Ain't It Cool News (www.aintitcool.com)
Movie News

Must-Read Of The Day: The 1978 RAIDERS OF THE LOST ARK Story Conference Transcript!!!

Beaks here...

Kudos to Mystery Man on Film for fucking with my productivity. A moment ago, I was tearing through my review for THE HANGOVER (and this is a big deal because I've been blocked up worse than Hollis P. Wood). Now, I'm poring over 126 pages of the five-day 1978 conversation between George Lucas, Steven Spielberg and Lawrence Kasdan that resulted in the birth of an archaeologist adventurer named Indiana Jones. And since that's going to delay the delivery of my review by several hours, I figured I'd completely derail your workday as well! As Slashfilm's Peter Sciretta reminds us, scraps of this monumental story conference were included in last year's innocuously dishy THE COMPLETE MAKING OF INDIANA JONES. Flipping through that book back then, it didn't occur to me that someone would eventually make available the entire transcript because... well, transparency isn't exactly Lucas's or Spielberg's thing. Sure, they'll let slip a few tantalizing details to Laurent Bouzereau for those two-hour making-of documentaries, but, for the most part, they prefer to keep the kitchen doors welded shut.
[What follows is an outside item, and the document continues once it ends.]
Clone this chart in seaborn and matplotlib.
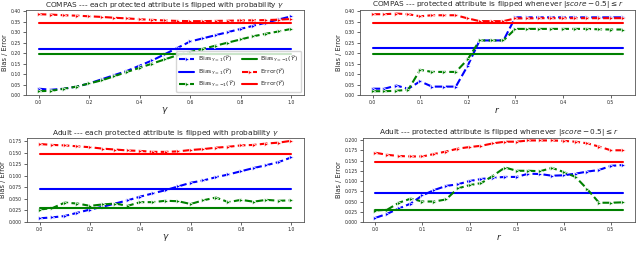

The sudden appearance of this transcript is uncharacteristic, which suggests that a) it's an unofficial leak, b) it'll piss off Lucas and Spielberg, and c) it'll disappear soon. So head over to Mystery Man on Film immediately and download this sucker before it (likely) gets C&D'd off the internet. And if you flat-out do not have the time to read this today, then at least scroll down to the excerpts posted to Mystery Man's blog, where, among other revelations, you'll find that Lucas literally had the art of storytelling down to a science. Where was that guy ten years ago? Just in case you're wavering, here's the opening page of the transcript to seal the deal. Enjoy. And thank you Mystery Man - and Peter - for wrecking my day!
G -- We'll just talk general ideas, what the concept of it was. Then I'll get down to going specifically through the story. Then we will actually get to where we can start talking down scenes, in the end I want to end up with a list of scenes. And the way 1 work generally is, I figure a code, a general measuring stick perameter. I can either come up with thirty scenes or sixty scenes depending on which scale you, want to work on. A thirty scene thing means that each scene is going to be around four pages long. A sixty one means that every scene is going to run twenty pages long. (?) It depends on, part of it is the... (short gap in the tape) knock some of these out, and this doesn't work out the way we thought it would. You can move things around, but it generally gives you an idea, assuming that what we really want at the end of all this is a hundred and twenty page script, or less. But that's where we really want to go. Then we figure out vaguely what the pace of, how fast it's going to move and how we're going to do it. I have a tendency to work rather mathematically about all this stuff. I found it easier and it does lay things out. Especially a thing like this. The basic premise is that it's sort of a serialesque kind of movie. Meaning that there are certain things that have to continue to happen. It's also basically an action piece, for the most part. We want to keep things interspaced and at the same time build it. As I build this up, you'll see it's done vaguely by the numbers. Generally, the concept is a serial idea. Done like the Republic serials. As a thirties serial. Which is where a lot of stuff comes from anyway. One of the main ideas was to have, depending on whether it would be every ten minutes or every twenty minutes, a sort of a cliffhanger situation that we get our hero into. If it's every ten minutes we do it twelve times. I think that may be a little much. Six times is plenty. S -- And each cliffhanger is better than the one before. G -- (Pause) Actually, Steve, I thought we'd try a diminishing returns thing because I really hate making money. What, Larry? L -- You guys ever been to the Grand Canyon?